Speaking to the Soul: Sacrifice

by Laurie Gudim

Matthew 5:27-37

There is a story of a Desert Father who owned a special book.  It was very valuable, illuminated with gold leaf and encrusted with precious gems.  It was also dear in a practical way.  A Gospel hand copied on vellum, it was used daily by the hermit for guidance and inspiration.

One night a thief sneaked in to the hermit’s cell and stole this book.  He was running away with it when the hermit awoke and saw him, and instantly got up and gave chase.  But what he shouted at the escaping thief was, “I give it to you.  It’s yours.  I give it to you.  It’s yours.”

He didn’t want the sin of stealing the book to tarnish the soul of the thief.  And so he made a present of the book so that this could be avoided.

I think I love this story so much because of my experience of forgiving a family member a very serious wrong he had done me.  It was a two step process.  First I had to realize and take quite seriously that what he had done had hurt me permanently, that it was not the result of any wrong on my part, and that my desire for justice and vengeance was appropriate.  What had been taken from me was valuable, irreplaceable.  So was the truth of what had happened.

The second step of the process was to let go of those “possessions”.  Like the hermit I went chasing after the wrongdoer, shouting.  In my case what I shouted was, “I forgive you.  I forgive you.”   I was trying to give my right to retribution and justice away.  But, like the thief, the perpetrator kept running.  And he shouted back at me, “It never happened.”  Did that take away from my gift to him of forgiveness?  No, for I forgave him that as well.
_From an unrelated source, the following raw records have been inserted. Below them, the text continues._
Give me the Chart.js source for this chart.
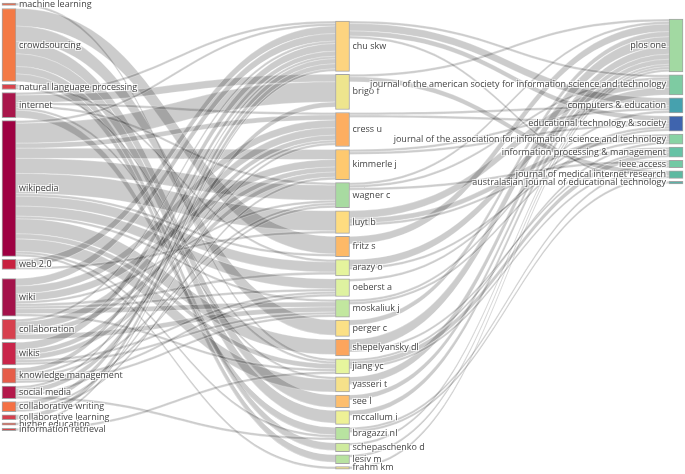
<!DOCTYPE html>
<html><head><meta charset="utf-8">
<script src="https://cdn.jsdelivr.net/npm/chart.js@4.4.1/dist/chart.umd.min.js"></script>
<style>html,body{margin:0;padding:0;background:#fff;}#wrap{width:685px;height:474px;}</style>
</head><body><div id="wrap"><canvas id="c" width="685" height="474"></canvas></div>
<script>
// ---------- DATA ----------
const keywords = ["machine learning","crowdsourcing","natural language processing","internet","wikipedia","web 2.0","wiki","collaboration","wikis","knowledge management","social media","collaborative writing","collaborative learning","higher education","information retrieval"];
const keywordColors = ["#ee6646","#f47a45","#d9434c","#a9164b","#9e0142","#c8213f","#a4124a","#d7404e","#c9254a","#e65d49","#b3194a","#f47044","#d5404e","#e25a49","#d9474b"];

const authors = ["chu skw","brigo f","cress u","kimmerle j","wagner c","luyt b","fritz s","arazy o","oeberst a","moskaliuk j","perger c","shepelyansky dl","jiang yc","yasseri t","see l","mccallum i","bragazzi nl","schepaschenko d","lesiv m","frahm km"];
const authorDocuments = [20,14,13.5,12,10,9,8,6.5,7,7,6.5,6.5,6,6,5,5.5,4.5,3.5,3.5,1];
const authorColors = ["#fdd480","#eee58e","#fdae61","#fec96f","#a8dba1","#fedc80","#fdb967","#e5f49d","#def2a0","#c2e79f","#fbe086","#fca55d","#e6f59d","#f6e18a","#fdbe6d","#eef196","#b8e3a0","#cfeb9e","#b8e2a0","#e8dd8a"];

const sources = ["plos one","journal of the american society for information science and technology","computers & education","educational technology & society","journal of the association for information science and technology","information processing & management","ieee access","journal of medical internet research","australasian journal of educational technology"];
const sourceColors = ["#a2d9a2","#7ecba2","#46a1ae","#3f64ae","#88d3a4","#66c2a5","#73c9a4","#5cb9a0","#5cb1a7"];

// keyword -> author : [keyword, author, value]
const keywordAuthorLinks = [
  ["machine learning","jiang yc",1],
  ["crowdsourcing","fritz s",7],["crowdsourcing","see l",5],["crowdsourcing","mccallum i",5],["crowdsourcing","perger c",6],["crowdsourcing","schepaschenko d",3],["crowdsourcing","lesiv m",3],
  ["natural language processing","jiang yc",1],["natural language processing","arazy o",1],
  ["internet","bragazzi nl",3],["internet","brigo f",3],["internet","chu skw",1],["internet","yasseri t",1],["internet","cress u",1],["internet","wagner c",1],
  ["wikipedia","brigo f",8],["wikipedia","wagner c",6],["wikipedia","luyt b",8],["wikipedia","arazy o",4],["wikipedia","yasseri t",5],["wikipedia","shepelyansky dl",6],["wikipedia","jiang yc",2],["wikipedia","bragazzi nl",1],["wikipedia","frahm km",1],["wikipedia","oeberst a",4],["wikipedia","chu skw",1],["wikipedia","cress u",2],["wikipedia","kimmerle j",4],["wikipedia","fritz s",1],["wikipedia","moskaliuk j",1],
  ["web 2.0","chu skw",3],["web 2.0","luyt b",1],
  ["wiki","chu skw",3],["wiki","cress u",3],["wiki","kimmerle j",3],["wiki","moskaliuk j",2],["wiki","oeberst a",1],["wiki","jiang yc",1],["wiki","arazy o",1],["wiki","wagner c",1],
  ["collaboration","cress u",3],["collaboration","kimmerle j",2],["collaboration","moskaliuk j",2],["collaboration","chu skw",1],
  ["wikis","chu skw",3],["wikis","cress u",2],["wikis","kimmerle j",2],["wikis","moskaliuk j",1],["wikis","oeberst a",1],
  ["knowledge management","chu skw",2],["knowledge management","cress u",1],["knowledge management","wagner c",1],["knowledge management","moskaliuk j",1],["knowledge management","oeberst a",1],
  ["social media","chu skw",1],["social media","brigo f",2],["social media","wagner c",1],["social media","bragazzi nl",1],
  ["collaborative writing","chu skw",2],["collaborative writing","cress u",1],["collaborative writing","kimmerle j",1],
  ["collaborative learning","chu skw",2],
  ["higher education","chu skw",1],
  ["information retrieval","jiang yc",1]
];

// author -> source : [author, source, value]
const authorSourceLinks = [
  ["shepelyansky dl","plos one",4],["frahm km","plos one",1],["yasseri t","plos one",3],["fritz s","plos one",3],["see l","plos one",2],["mccallum i","plos one",2],["perger c","plos one",2],["schepaschenko d","plos one",1],["lesiv m","plos one",1],["brigo f","plos one",1],["wagner c","plos one",1],
  ["luyt b","journal of the american society for information science and technology",3],["arazy o","journal of the american society for information science and technology",3],["chu skw","journal of the american society for information science and technology",1],["wagner c","journal of the american society for information science and technology",1],
  ["chu skw","computers & education",3],["cress u","computers & education",1],["kimmerle j","computers & education",1],["moskaliuk j","computers & education",1],
  ["chu skw","educational technology & society",2],["cress u","educational technology & society",1],["kimmerle j","educational technology & society",1],["moskaliuk j","educational technology & society",1],["oeberst a","educational technology & society",1],
  ["luyt b","journal of the association for information science and technology",2],["arazy o","journal of the association for information science and technology",1],["jiang yc","journal of the association for information science and technology",1],
  ["jiang yc","information processing & management",2],["luyt b","information processing & management",1],["shepelyansky dl","information processing & management",1],
  ["jiang yc","ieee access",1],["wagner c","ieee access",1],["bragazzi nl","ieee access",1],
  ["brigo f","journal of medical internet research",2],["bragazzi nl","journal of medical internet research",1],
  ["chu skw","australasian journal of educational technology",1]
];

// ---------- LAYOUT (value units) ----------
const NODE_W = 14;
const UNIT_PX = 2.515;
const Y_MAX = 474 / UNIT_PX;
const PAD = 3 / UNIT_PX;
const COL_TOP = [3 / UNIT_PX, 21 / UNIT_PX, 19 / UNIT_PX];
const EXTRA_GAP = {"0:wiki": 6 / UNIT_PX};

const columns = [keywords, authors, sources];
const colors = [keywordColors, authorColors, sourceColors];
const nodes = {};
columns.forEach((col, c) => col.forEach((name, i) => {
  nodes[c + ':' + name] = {name, c, i, inV: 0, outV: 0, ins: [], outs: [], size: c === 1 ? authorDocuments[i] : 0};
}));
const links = [];
function addLinks(list, c) {
  list.forEach(([s, t, v]) => {
    const S = nodes[c + ':' + s], T = nodes[(c + 1) + ':' + t];
    const L = {S, T, v};
    S.outV += v; T.inV += v; S.outs.push(L); T.ins.push(L); links.push(L);
  });
}
addLinks(keywordAuthorLinks, 0);
addLinks(authorSourceLinks, 1);

columns.forEach((col, c) => {
  let cur = COL_TOP[c];
  col.forEach(name => {
    const key = c + ':' + name;
    const n = nodes[key];
    cur += EXTRA_GAP[key] || 0;
    n.v = Math.max(n.inV, n.outV, n.size);
    n.y0 = cur; n.y1 = cur + n.v; cur = n.y1 + PAD;
  });
});
Object.values(nodes).forEach(n => {
  n.outs.sort((a, b) => a.T.i - b.T.i);
  n.ins.sort((a, b) => a.S.i - b.S.i);
  let y = n.y0; n.outs.forEach(L => { L.sy0 = y; y += L.v; L.sy1 = y; });
  y = n.y0; n.ins.forEach(L => { L.ty0 = y; y += L.v; L.ty1 = y; });
});

// ---------- CHART ----------
const maxRank = Math.max(...columns.map(c => c.length));
const datasets = [];
for (let k = 0; k < maxRank; k++) {
  datasets.push({
    data: columns.map((col, c) => col[k] ? [nodes[c + ':' + col[k]].y0, nodes[c + ':' + col[k]].y1] : null),
    backgroundColor: columns.map((col, c) => colors[c][k] || 'transparent'),
    borderColor: 'rgba(90,90,90,0.55)',
    borderWidth: 1,
    borderSkipped: false,
    grouped: false,
    clip: false,
    barThickness: NODE_W
  });
}

const linkPlugin = {
  id: 'sankeyLinks',
  beforeDatasetsDraw(chart) {
    const {ctx, scales: {x, y}} = chart;
    const half = NODE_W / 2;
    ctx.save();
    links.forEach(L => {
      const xs = x.getPixelForValue(L.S.c) + half;
      const xt = x.getPixelForValue(L.T.c) - half;
      const ys0 = y.getPixelForValue(L.sy0), ys1 = y.getPixelForValue(L.sy1);
      const yt0 = y.getPixelForValue(L.ty0), yt1 = y.getPixelForValue(L.ty1);
      const xm = (xs + xt) / 2;
      ctx.beginPath();
      ctx.moveTo(xs, ys0);
      ctx.bezierCurveTo(xm, ys0, xm, yt0, xt, yt0);
      ctx.lineTo(xt, yt1);
      ctx.bezierCurveTo(xm, yt1, xm, ys1, xs, ys1);
      ctx.closePath();
      ctx.fillStyle = 'rgba(0,0,0,0.2)';
      ctx.fill();
      ctx.strokeStyle = 'rgba(255,255,255,0.55)';
      ctx.lineWidth = 0.5;
      ctx.stroke();
    });
    ctx.restore();
  }
};

const labelPlugin = {
  id: 'sankeyLabels',
  afterDatasetsDraw(chart) {
    const {ctx, scales: {x, y}} = chart;
    ctx.save();
    ctx.font = '9px "Open Sans", Verdana, Arial, sans-serif';
    ctx.textBaseline = 'middle';
    Object.values(nodes).forEach(n => {
      const last = n.c === columns.length - 1;
      const cx = x.getPixelForValue(n.c);
      const tx = last ? cx - NODE_W / 2 - 3 : cx + NODE_W / 2 + 3;
      const ty = (y.getPixelForValue(n.y0) + y.getPixelForValue(n.y1)) / 2;
      ctx.textAlign = last ? 'right' : 'left';
      ctx.fillStyle = '#fff';
      [[1,1],[-1,-1],[1,-1],[-1,1]].forEach(([dx, dy]) => ctx.fillText(n.name, tx + dx, ty + dy));
      ctx.fillStyle = '#444';
      ctx.fillText(n.name, tx, ty);
    });
    ctx.restore();
  }
};

new Chart(document.getElementById('c'), {
  type: 'bar',
  data: {labels: ['keywords', 'authors', 'sources'], datasets},
  options: {
    responsive: false,
    animation: false,
    devicePixelRatio: 1,
    layout: {padding: {left: 9, right: 9, top: 0, bottom: 0}},
    plugins: {legend: {display: false}, tooltip: {enabled: false}},
    scales: {
      x: {type: 'category', display: false, offset: false, grid: {display: false}},
      y: {type: 'linear', display: false, reverse: true, min: 0, max: Y_MAX, grid: {display: false}}
    }
  },
  plugins: [linkPlugin, labelPlugin]
});
</script>
</body></html>
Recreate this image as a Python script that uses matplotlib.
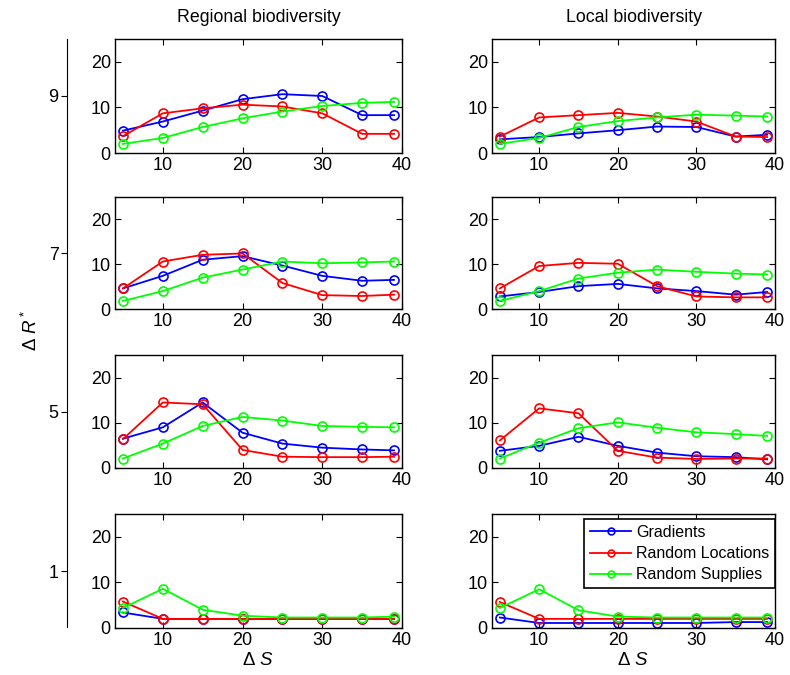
import numpy as np
import matplotlib.pyplot as plt

plt.rcParams['font.family'] = ['Liberation Sans', 'DejaVu Sans']
plt.rcParams['mathtext.fontset'] = 'custom'
plt.rcParams['mathtext.rm'] = 'Liberation Sans'
plt.rcParams['mathtext.it'] = 'Liberation Sans:italic'

# ---- data ----
dS = [5, 10, 15, 20, 25, 30, 35, 39]
R_levels = [9, 7, 5, 1]
columns = ['Regional biodiversity', 'Local biodiversity']
series = ['Gradients', 'Random Locations', 'Random Supplies']

# regional, rows R*=9,7,5,1
reg_grad = [
    [4.9, 6.9, 9.3, 11.8, 12.9, 12.5, 8.3, 8.3],
    [4.6, 7.4, 11.0, 11.8, 9.7, 7.4, 6.3, 6.5],
    [6.5, 9.0, 14.5, 7.8, 5.4, 4.5, 4.1, 3.9],
    [3.4, 2.0, 2.0, 2.0, 2.0, 2.0, 2.0, 2.0],
]
reg_loc = [
    [3.7, 8.7, 9.8, 10.6, 10.2, 8.7, 4.2, 4.2],
    [4.6, 10.6, 12.1, 12.4, 5.8, 3.1, 2.9, 3.2],
    [6.4, 14.5, 14.1, 4.0, 2.5, 2.4, 2.4, 2.5],
    [5.8, 2.0, 2.0, 2.0, 2.0, 2.0, 2.0, 2.0],
]
reg_sup = [
    [2.0, 3.3, 5.7, 7.6, 9.1, 10.3, 11.0, 11.2],
    [1.8, 4.0, 7.0, 8.8, 10.6, 10.2, 10.4, 10.6],
    [2.1, 5.4, 9.3, 11.3, 10.5, 9.3, 9.1, 9.0],
    [4.4, 8.6, 4.0, 2.7, 2.3, 2.3, 2.3, 2.5],
]
# local
loc_grad = [
    [3.0, 3.5, 4.3, 5.0, 5.8, 5.7, 3.6, 4.0],
    [2.8, 3.8, 5.1, 5.6, 4.6, 4.0, 3.2, 3.8],
    [3.8, 4.9, 6.9, 4.9, 3.4, 2.6, 2.4, 1.9],
    [2.3, 1.1, 1.1, 1.1, 1.1, 1.1, 1.3, 1.3],
]
loc_loc = [
    [3.6, 7.8, 8.3, 8.8, 8.0, 6.9, 3.6, 3.5],
    [4.6, 9.6, 10.3, 10.1, 5.1, 2.8, 2.6, 2.6],
    [6.1, 13.2, 12.1, 3.8, 2.3, 2.0, 2.1, 2.1],
    [5.7, 2.0, 2.0, 2.0, 2.0, 2.0, 2.0, 2.0],
]
loc_sup = [
    [2.0, 3.3, 5.7, 7.0, 7.8, 8.4, 8.2, 8.0],
    [1.8, 4.0, 6.8, 8.1, 8.8, 8.3, 7.9, 7.7],
    [2.1, 5.6, 8.8, 10.1, 8.9, 7.9, 7.5, 7.1],
    [4.4, 8.5, 3.9, 2.5, 2.3, 2.3, 2.3, 2.3],
]
data = [[reg_grad, reg_loc, reg_sup], [loc_grad, loc_loc, loc_sup]]
colors = ['#0000ff', '#ff0000', '#00ff00']

W, H = 790, 675
fig = plt.figure(figsize=(W / 100, H / 100), dpi=100)

# pixel boxes (left, right) per column, (top, bottom) per row
col_x = [(115, 402), (492, 775)]
row_y = [(39, 153), (197, 309), (355, 468), (514, 628)]

for c in range(2):
    for r in range(4):
        x0, x1 = col_x[c]
        y0, y1 = row_y[r]
        ax = fig.add_axes([x0 / W, 1 - y1 / H, (x1 - x0) / W, (y1 - y0) / H])
        for k in range(3):
            ax.plot(dS, data[c][k][r], '-o', color=colors[k], lw=1.3,
                    ms=6.5, mfc='none', mew=1.2, label=series[k])
        ax.set_xlim(4, 40)
        ax.set_ylim(0, 25)
        ax.set_xticks([10, 20, 30, 40])
        ax.set_yticks([0, 10, 20])
        ax.tick_params(direction='in', top=True, right=True, labelsize=13,
                       length=4, width=0.8, pad=3)
        for s in ax.spines.values():
            s.set_linewidth(1.0)
        if r == 0:
            ax.set_title(columns[c], fontsize=12.8, pad=12)
        if r == 3:
            ax.set_xlabel(r'$\Delta$ $S$', fontsize=13.5, labelpad=2)
        if c == 1 and r == 3:
            leg = ax.legend(loc='upper right', fontsize=11.5, fancybox=False,
                            edgecolor='black', framealpha=1, borderpad=0.35,
                            handlelength=2.6, handletextpad=0.3, labelspacing=0.4,
                            markerscale=0.75, borderaxespad=0.0,
                            bbox_to_anchor=(1.0, 0.955))
            leg.get_frame().set_linewidth(1.2)

# outer R* axis
centers = [1 - (a + b) / 2 / H for a, b in row_y]
big = fig.add_axes([67 / W, 0, 0.001, 1])
big.set_ylim(0, 1)
big.set_xlim(0, 1)
big.patch.set_visible(False)
for s in ['top', 'right', 'bottom']:
    big.spines[s].set_visible(False)
big.spines['left'].set_bounds(1 - 627 / H, 1 - 39 / H)
big.set_xticks([])
big.set_yticks(centers)
big.set_yticklabels([str(v) for v in R_levels])
big.tick_params(axis='y', direction='out', length=4, labelsize=13, pad=2)
fig.text(31 / W, 1 - 330 / H, r'$\Delta$ $R^*$', rotation=90, fontsize=13.5,
         ha='center', va='center')

fig.savefig('out.png', dpi=100)
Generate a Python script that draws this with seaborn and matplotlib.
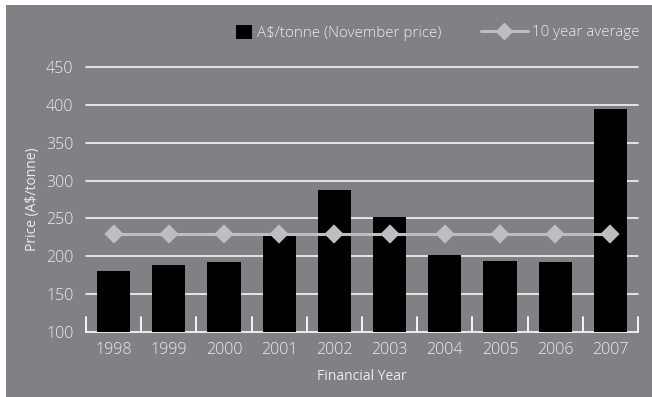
import matplotlib
matplotlib.use('Agg')
import matplotlib.pyplot as plt
from matplotlib.patches import Rectangle, Patch
from matplotlib.lines import Line2D
import seaborn as sns

# Data
years = ['1998', '1999', '2000', '2001', '2002', '2003', '2004', '2005', '2006', '2007']
price = [181, 189, 192, 231, 288, 252, 202, 194, 192, 395]
ten_year_avg = [230, 230, 230, 230, 230, 230, 230, 230, 230, 230]
y_ticks = [100, 150, 200, 250, 300, 350, 400, 450]

bg = '#808185'
txt = '#ececec'
line_col = '#bdbec1'

sns.set_style('white')
plt.rcParams['font.family'] = ['Open Sans', 'DejaVu Sans']
plt.rcParams['font.weight'] = 'light'

fig = plt.figure(figsize=(6.52, 3.97), dpi=100, facecolor='white')
# grey panel with thin white margin on top/left
fig.patches.append(Rectangle((6 / 652, 0), 1, 392 / 397, transform=fig.transFigure,
                             facecolor=bg, edgecolor='none', zorder=-10))
ax = fig.add_axes([86 / 652, 1 - 332 / 397, 552 / 652, 265 / 397])
ax.set_facecolor('none')

sns.barplot(x=years, y=price, color='black', width=0.6, saturation=1,
            edgecolor='none', linewidth=0, ax=ax, zorder=3)
sns.pointplot(x=years, y=ten_year_avg, color=line_col, markers='D', markersize=8,
              linewidth=2.2, ax=ax, zorder=4)

ax.set_ylim(100, 450)
ax.set_xlim(-0.5, 9.5)
ax.set_yticks(y_ticks)
for v in y_ticks[1:]:
    ax.axhline(v, color='white', lw=1.1, zorder=1, clip_on=False)

for s in ['top', 'right', 'left']:
    ax.spines[s].set_visible(False)
ax.spines['bottom'].set_color('white')
ax.spines['bottom'].set_linewidth(1.2)

# category separators rising from the base line
for b in range(len(years) + 1):
    ax.axvline(b - 0.5, ymin=0, ymax=15 / 265, color='white', lw=1.3,
               zorder=5, clip_on=False)

ax.tick_params(axis='x', length=0, pad=7, labelsize=11.5, labelcolor=txt)
ax.tick_params(axis='y', length=0, pad=9, labelsize=11.5, labelcolor=txt)

ax.set_xlabel('Financial Year', color=txt, fontsize=10, va='center')
ax.xaxis.set_label_coords(0.5, -45 / 265)
ax.set_ylabel('Price (A$/tonne)', color=txt, fontsize=10, va='center', ha='center')
ax.yaxis.set_label_coords(-53 / 552, 0.5)

leg1 = fig.legend(handles=[Patch(facecolor='black', edgecolor='none',
                                 label='A$/tonne (November price)')],
                  loc='center left', bbox_to_anchor=(236 / 652, 1 - 33 / 397),
                  frameon=False, fontsize=10.9, labelcolor=txt, borderpad=0,
                  borderaxespad=0, handlelength=1.05, handleheight=1.05, handletextpad=0.35)
leg2 = fig.legend(handles=[Line2D([0], [0], color=line_col, lw=2.2, marker='D',
                                  markersize=8, label='10 year average')],
                  loc='center left', bbox_to_anchor=(481 / 652, 1 - 33 / 397),
                  frameon=False, fontsize=10.9, labelcolor=txt, borderpad=0,
                  borderaxespad=0, handlelength=3.1, handletextpad=0.3)

fig.savefig('out.png', dpi=100, facecolor='white')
Sacrificing what is by right ours – the truth of what happened or the right to exact vengeance – is a pure gift of love.  In my experience it is even more excruciating than letting our cherished possessions walk out the door.  As is the Desert Father in the story, we are diminished by this kind of gift.  There is no recovery from it.  When you lose the precious book, it is gone for good.  And when you give away your right to retaliation, that is gone for good as well.

And yet it is only through this self-negating giving that we grow into emotional and spiritual maturity.  Our egos want what we want when we want it, and there is a tyranny in that which does not ultimately redeem us.  If we follow the dictates of our needs and longings exclusively, we limit ourselves to the world of what they know.  And tit-for-tat justice is all they know.

There is a greater knowing that comes from God.  God – that holy, flowing, changing, creating Love that ignites the universe and pulses through everything – reveals God’s self in the next breath we take after we have given away what we cherish most.  We inhale an entirely different sort of justice.  It is a whole and creative redemption that transforms both the recipient of our gift and us as well.

In today’s reading from the Sermon on the Mount, Jesus says, “If your right eye causes you to sin, tear it out and throw it away; it is better for you to lose one of your members than for your whole body to be thrown into hell.    And if your right hand causes you to sin, cut it off and throw it away; it is better for you to lose one of your members than for your whole body to go into hell.”  Sin is being all wrapped up in the tyranny of ego longings.  And the best way of growing beyond it is to give what it desires away.  We give away the eye that sees only how we have been wronged.  We give away the hand that would strike out in retribution.  We give them away in order to see and to act out of a different reality, God’s reality.

And then, sinking down into our deeper natures, we are eventually opened up to a “truth that passes understanding”.  A new sense of our place in the universe unfurls.  Who knew that throwing away an eye or a hand is the pathway to clear comprehension?  Who knew that the emptying of “me” could lead to an evolving new experience of relationship with the Creator?  But it is so.